Metrics become hugely important for a startup at this point because they have real significance. Page load times, unique visitors, conversion ratio, usage patterns, and social media sentiment all take on serious implications to continuously ratchet up the scale of the operation. Whether to hire new sales staff or developers is largely determined directly from the metrics.

A campaign run like a startup would also rely heavily on data to drive decision making. Traditionally, polling is considered the #1 metric for a campaign, but as fewer and fewer Americans have a landline, polling becomes more expensive and potentially less accurate. Embracing a broader set of metrics might include voter contacts, issue IDs, donations below $200 (indicating grassroots support), and number of voters identified who have indicated they are very likely to vote. This campaign would hire someone in-house whose sole responsibility would be managing data.

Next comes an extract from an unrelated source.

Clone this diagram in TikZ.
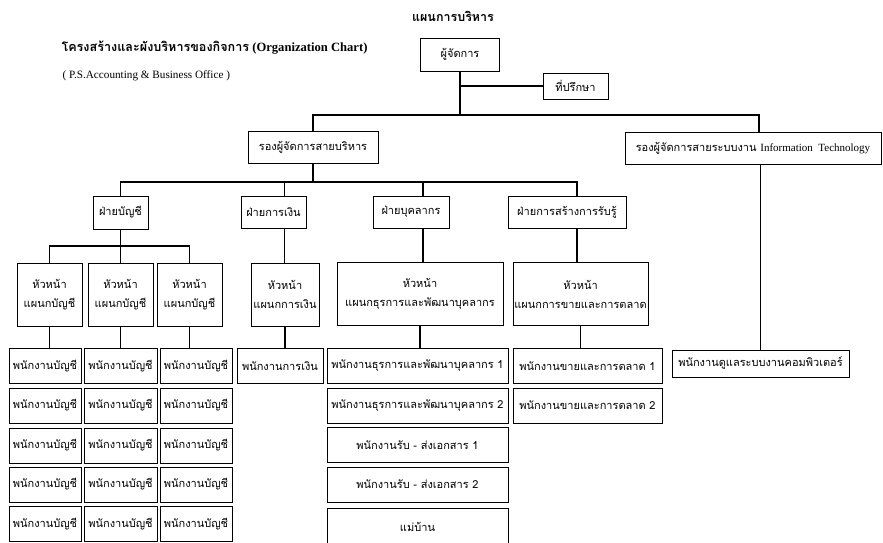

A very few leading-edge campaigns have begun tracking the number of impressions made on any given voter, whether those are generated by paid advertising, volunteer canvassing, media coverage, or event attendance. Some campaigns are also generating scores for individual voters based on their likelihood to turnout, to vote for their candidate, or even to switch their vote. These scores can give campaigns broad ability to make decisions about focusing resources or adjusting message. For large campaigns, social media sentiment can even become a metric for tracking success, but more likely it will be used as an early warning system for potentially alarming issues.

This focused approach continues to build exponentially until Election Day arrives, bringing with it a very black and white determination of success — did the candidate win, or did they lose? Startups often face a similar crucible moment, although without such a rigid timeline, by being acquired. For both campaigns and startups though, even such an absolute moment of success or failure is not the end.

Success

If a startup is acquired, something considered by most to be the desired outcome, they are not done — but they must adjust to new realities. Being acquired means learning to work with new teams on new goals and integrating the work you have done with the work of others.

Likewise, the successful candidate must now become a successful elected official. This does not mean abandoning all of the work done in the past, but learning to adapt that work and that team to integrate with other teams and their objectives. Too often, when a campaign ends, the staff and data are abandoned. A campaign run like a startup though would respect the customer base that got them there and leverage those users to build momentum for the new purpose.

Failure

In the tech world, startup failure is a way of life. The ebb and flow of people from one company to another is commonplace. Shutting down a startup is difficult, especially for the founders who have invested everything into it. But they often turn that failure into success down the road, taking the lessons learned and finding new and creative ways to apply them to The New Idea.

After losing an election, candidates often feel the same raw, personal defeat and withdraw from public life. But having been through that experience, their perspective is more valuable than ever. Whether they find themselves running for office again someday, becoming involved with an advocacy organization, or simply supporting candidates and causes, their voice is very much needed to help the next potential candidate entering their own Concept Stage.

Has this ever been done before? Yes. In a lot of ways, the Obama campaign was run like a startup. Decisions were driven by metrics, in-house tech was a huge priority, and all eyes were focused with professional discipline with the goal of reaching a target market share by a certain date. The model is there for the right candidate with the right vision ready to pursue a new way to approach politics.

After all, that’s what a startup is all about.